| Komisyon Adı | : | SANAYİ, TİCARET, ENERJİ, TABİİ KAYNAKLAR, BİLGİ VE TEKNOLOJİ KOMİSYONU |
| Konu | : | |
| Dönemi | : | 24 |
| Yasama Yılı | : | 5 |
| Tarih | : | 14 .01.2015 |
KEMAL DEĞİRMENDERELİ (Edirne) - Sayın Başkan, Sayın Bakanım, Enerji Bakanlığımızın değerli bürokratları, değerli Komisyon üyesi arkadaşlarım, mesleğimizin, madencilik mesleğinin çok değerli üyeleri, temsilcileri ve değerli basın mensupları; hepinizi saygıyla selamlıyorum.
Sayın Başkanım, konuşmama başlamadan önce ben geç kaldığımız için özür diliyorum. Ama niye geç kaldık? Aynı anda, Komisyon toplantısıyla aynı anda yine Komisyonumuzdan çıkan bir kanun Mecliste görüşülüyor, perakende ticaretin düzenlenmesiyle ilgili bir kanun. Yani, gerçekten şimdi bunun, bu kanunun bu kadar sıkıştırılmasını anlamakta da zorluk çekiyorum ben.

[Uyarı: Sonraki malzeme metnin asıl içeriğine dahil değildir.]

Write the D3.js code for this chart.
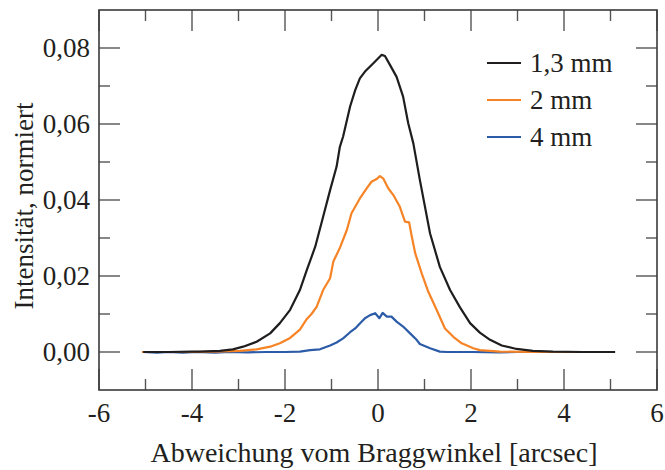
<!DOCTYPE html>
<html>
<head>
<meta charset="utf-8">
<script src="https://cdn.jsdelivr.net/npm/d3@7/dist/d3.min.js"></script>
<style>
  html, body { margin: 0; padding: 0; background: #fff; }
  svg { display: block; }
  text { font-family: "Liberation Serif", "Times New Roman", serif; fill: #231f20; }
</style>
</head>
<body>
<svg id="chart" width="665" height="470"></svg>
<script>
// Rocking curves: normalised intensity vs. deviation from the Bragg angle
const seriesNames = ["1,3 mm", "2 mm", "4 mm"];
const seriesColors = ["#1f1d1e", "#f68426", "#2c5ba8"];

const x13 = [-5.05, -4.5, -4.0, -3.83, -3.40, -3.12, -2.90, -2.61, -2.32, -2.11, -1.89, -1.68, -1.53, -1.35, -1.18, -1.03, -0.89, -0.82, -0.75, -0.60, -0.49, -0.39, -0.28, -0.10, 0.08, 0.15, 0.26, 0.40, 0.54, 0.65, 0.76, 0.90, 1.12, 1.33, 1.55, 1.76, 1.98, 2.19, 2.41, 2.66, 2.98, 3.33, 3.76, 4.4, 5.10];
const y13 = [0.0000, 0.0000, 0.0001, 0.0001, 0.0003, 0.0007, 0.0014, 0.0027, 0.0049, 0.0076, 0.0111, 0.0163, 0.0216, 0.0277, 0.0356, 0.0426, 0.0488, 0.0540, 0.0567, 0.0646, 0.0689, 0.0720, 0.0738, 0.0760, 0.0782, 0.0779, 0.0755, 0.0724, 0.0672, 0.0602, 0.0549, 0.0453, 0.0312, 0.0224, 0.0163, 0.0118, 0.0076, 0.0051, 0.0032, 0.0017, 0.0008, 0.0003, 0.0001, 0.0000, 0.0000];

const x2 = [-5.08, -4.5, -4.0, -3.5, -2.97, -2.61, -2.32, -2.11, -1.89, -1.68, -1.53, -1.43, -1.32, -1.18, -1.03, -0.96, -0.82, -0.67, -0.57, -0.39, -0.24, -0.14, -0.03, 0.04, 0.11, 0.22, 0.33, 0.47, 0.58, 0.67, 0.72, 0.80, 0.94, 1.08, 1.26, 1.44, 1.62, 1.80, 2.05, 2.19, 2.62, 3.3, 4.0, 4.73];
const y2 = [0.0000, 0.0000, 0.0000, 0.0001, 0.0003, 0.0007, 0.0014, 0.0023, 0.0037, 0.0059, 0.0087, 0.0100, 0.0119, 0.0163, 0.0194, 0.0238, 0.0274, 0.0321, 0.0365, 0.0404, 0.0431, 0.0448, 0.0455, 0.0463, 0.0457, 0.0431, 0.0413, 0.0382, 0.0343, 0.0341, 0.0308, 0.0260, 0.0207, 0.0159, 0.0111, 0.0062, 0.0040, 0.0023, 0.0010, 0.0005, 0.0001, 0.0000, 0.0000, 0.0000];

const x4 = [-5.05, -4.75, -4.5, -4.2, -3.9, -3.5, -3.2, -2.8, -2.4, -2.0, -1.68, -1.46, -1.25, -1.03, -0.89, -0.75, -0.60, -0.49, -0.39, -0.28, -0.17, -0.06, 0.03, 0.10, 0.19, 0.29, 0.40, 0.54, 0.69, 0.83, 0.90, 1.12, 1.33, 1.48, 2.0, 2.6, 3.0, 3.76];
const y4 = [0.0000, -0.0002, 0.0000, -0.0002, 0.0000, -0.0002, 0.0000, -0.0001, 0.0000, 0.0000, 0.0001, 0.0005, 0.0007, 0.0017, 0.0025, 0.0036, 0.0052, 0.0062, 0.0075, 0.0089, 0.0097, 0.0102, 0.0089, 0.0103, 0.0093, 0.0093, 0.0080, 0.0067, 0.0049, 0.0032, 0.0021, 0.0010, 0.0001, 0.0000, 0.0000, -0.0001, 0.0000, 0.0000];

const xTicks = [-6, -4, -2, 0, 2, 4, 6];
const xMinorTicks = [-5, -3, -1, 1, 3, 5];
const yTicks = [0, 0.02, 0.04, 0.06, 0.08];
const yMinorTicks = [0.01, 0.03, 0.05, 0.07];

const seriesX = [x13, x2, x4];
const seriesY = [y13, y2, y4];

const svg = d3.select("#chart");
const plotL = 99, plotR = 657, plotT = 10, plotB = 390;

const x = d3.scaleLinear().domain([-6, 6]).range([plotL, plotR]);
const y = d3.scaleLinear().domain([-0.01, 0.09]).range([plotB, plotT]);

const fmtY = v => d3.format(".2f")(v).replace(".", ",");
const fmtX = v => String(v);

// inward ticks on all four sides
const axes = svg.append("g").attr("stroke", "#555").attr("stroke-width", 1.4);
const major = 21, minor = 11;
function vTicks(vals, len) {
  vals.forEach(t => {
    axes.append("line").attr("x1", x(t)).attr("x2", x(t)).attr("y1", plotB).attr("y2", plotB - len);
    axes.append("line").attr("x1", x(t)).attr("x2", x(t)).attr("y1", plotT).attr("y2", plotT + len);
  });
}
function hTicks(vals, len) {
  vals.forEach(t => {
    axes.append("line").attr("x1", plotL).attr("x2", plotL + len).attr("y1", y(t)).attr("y2", y(t));
    axes.append("line").attr("x1", plotR).attr("x2", plotR - len).attr("y1", y(t)).attr("y2", y(t));
  });
}
vTicks(xTicks, major);
vTicks(xMinorTicks, minor);
hTicks(yTicks, major);
hTicks(yMinorTicks, minor);

// frame
svg.append("rect")
  .attr("x", plotL).attr("y", plotT)
  .attr("width", plotR - plotL).attr("height", plotB - plotT)
  .attr("fill", "none").attr("stroke", "#3a3a3a").attr("stroke-width", 1.6);

// tick labels
const fs = 27;
svg.append("g").selectAll("text").data(xTicks).join("text")
  .attr("x", d => x(d)).attr("y", 422)
  .attr("text-anchor", "middle").attr("font-size", fs)
  .text(fmtX);
svg.append("g").selectAll("text").data(yTicks).join("text")
  .attr("x", 90).attr("y", d => y(d)).attr("dy", "0.34em")
  .attr("text-anchor", "end").attr("font-size", fs)
  .text(fmtY);

// axis titles
svg.append("text")
  .attr("x", 374).attr("y", 462)
  .attr("text-anchor", "middle").attr("font-size", 28)
  .text("Abweichung vom Braggwinkel [arcsec]");
svg.append("text")
  .attr("transform", "translate(33,206) rotate(-90)")
  .attr("text-anchor", "middle").attr("font-size", 27)
  .text("Intensität, normiert");

// curves
const line = d3.line().x(d => x(d[0])).y(d => y(d[1]));
const plot = svg.append("g");
[2, 1, 0].forEach(i => {
  const pts = seriesX[i].map((v, k) => [v, seriesY[i][k]]);
  plot.append("path")
    .attr("d", line(pts))
    .attr("fill", "none")
    .attr("stroke", seriesColors[i])
    .attr("stroke-width", 2.2)
    .attr("stroke-linejoin", "round");
});

// legend
const legendY = [63, 100, 137];
const lg = svg.append("g");
seriesNames.forEach((name, i) => {
  lg.append("line")
    .attr("x1", 487).attr("x2", 521)
    .attr("y1", legendY[i]).attr("y2", legendY[i])
    .attr("stroke", seriesColors[i]).attr("stroke-width", 2);
  lg.append("text")
    .attr("x", 530).attr("y", legendY[i]).attr("dy", "0.34em")
    .attr("font-size", fs)
    .text(name);
});
</script>
</body>
</html>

BAŞKAN - Kemal Vekilim, şu açıklamayı yapayım, sektör temsilcilerinin de beni duymasını istiyorum. Hatırlarsanız yılbaşından önce 18,5 saatlik, sizlerin katkılarıyla, ciddi bir çalışma yaparak perakende ticaret tasarısını görüşmüştük ve yılbaşından sonra getireceğimizi ifade etmiştik Bakanımızla birlikte ve bugün onu görüşüyoruz. Bu Maden Kanunu'nu da inşallah, bir an önce görüşüp arzu ettiğiniz katkılar sağlanarak bunu da hemen Meclise getirmemiz gerektiğini buradan ifade ediyorum, acelemiz var yani.
KEMAL DEĞİRMENDERELİ (Edirne) - Evet, teşekkür ederim. İnşallah, öbür kanunda olduğu gibi aceleye getirmeyiz ve aşağıda yaşanan sıkıntıları yaşamayız.
BAŞKAN - İnşallah.
KEMAL DEĞİRMENDERELİ (Edirne) - Şimdi, bir defa, ben şunu açık yüreklilikle paylaşmak istiyorum: Sayın Bakanım, sayın bürokratlar, sayın Komisyon üyelerimiz, sayın sektör temsilcileri; bu kanundan önce madencilik sektörünün çok ağır sorunları var. Hemen, bugün, derhâl yani bir saat beklemeden çözmemiz gereken sorunları var.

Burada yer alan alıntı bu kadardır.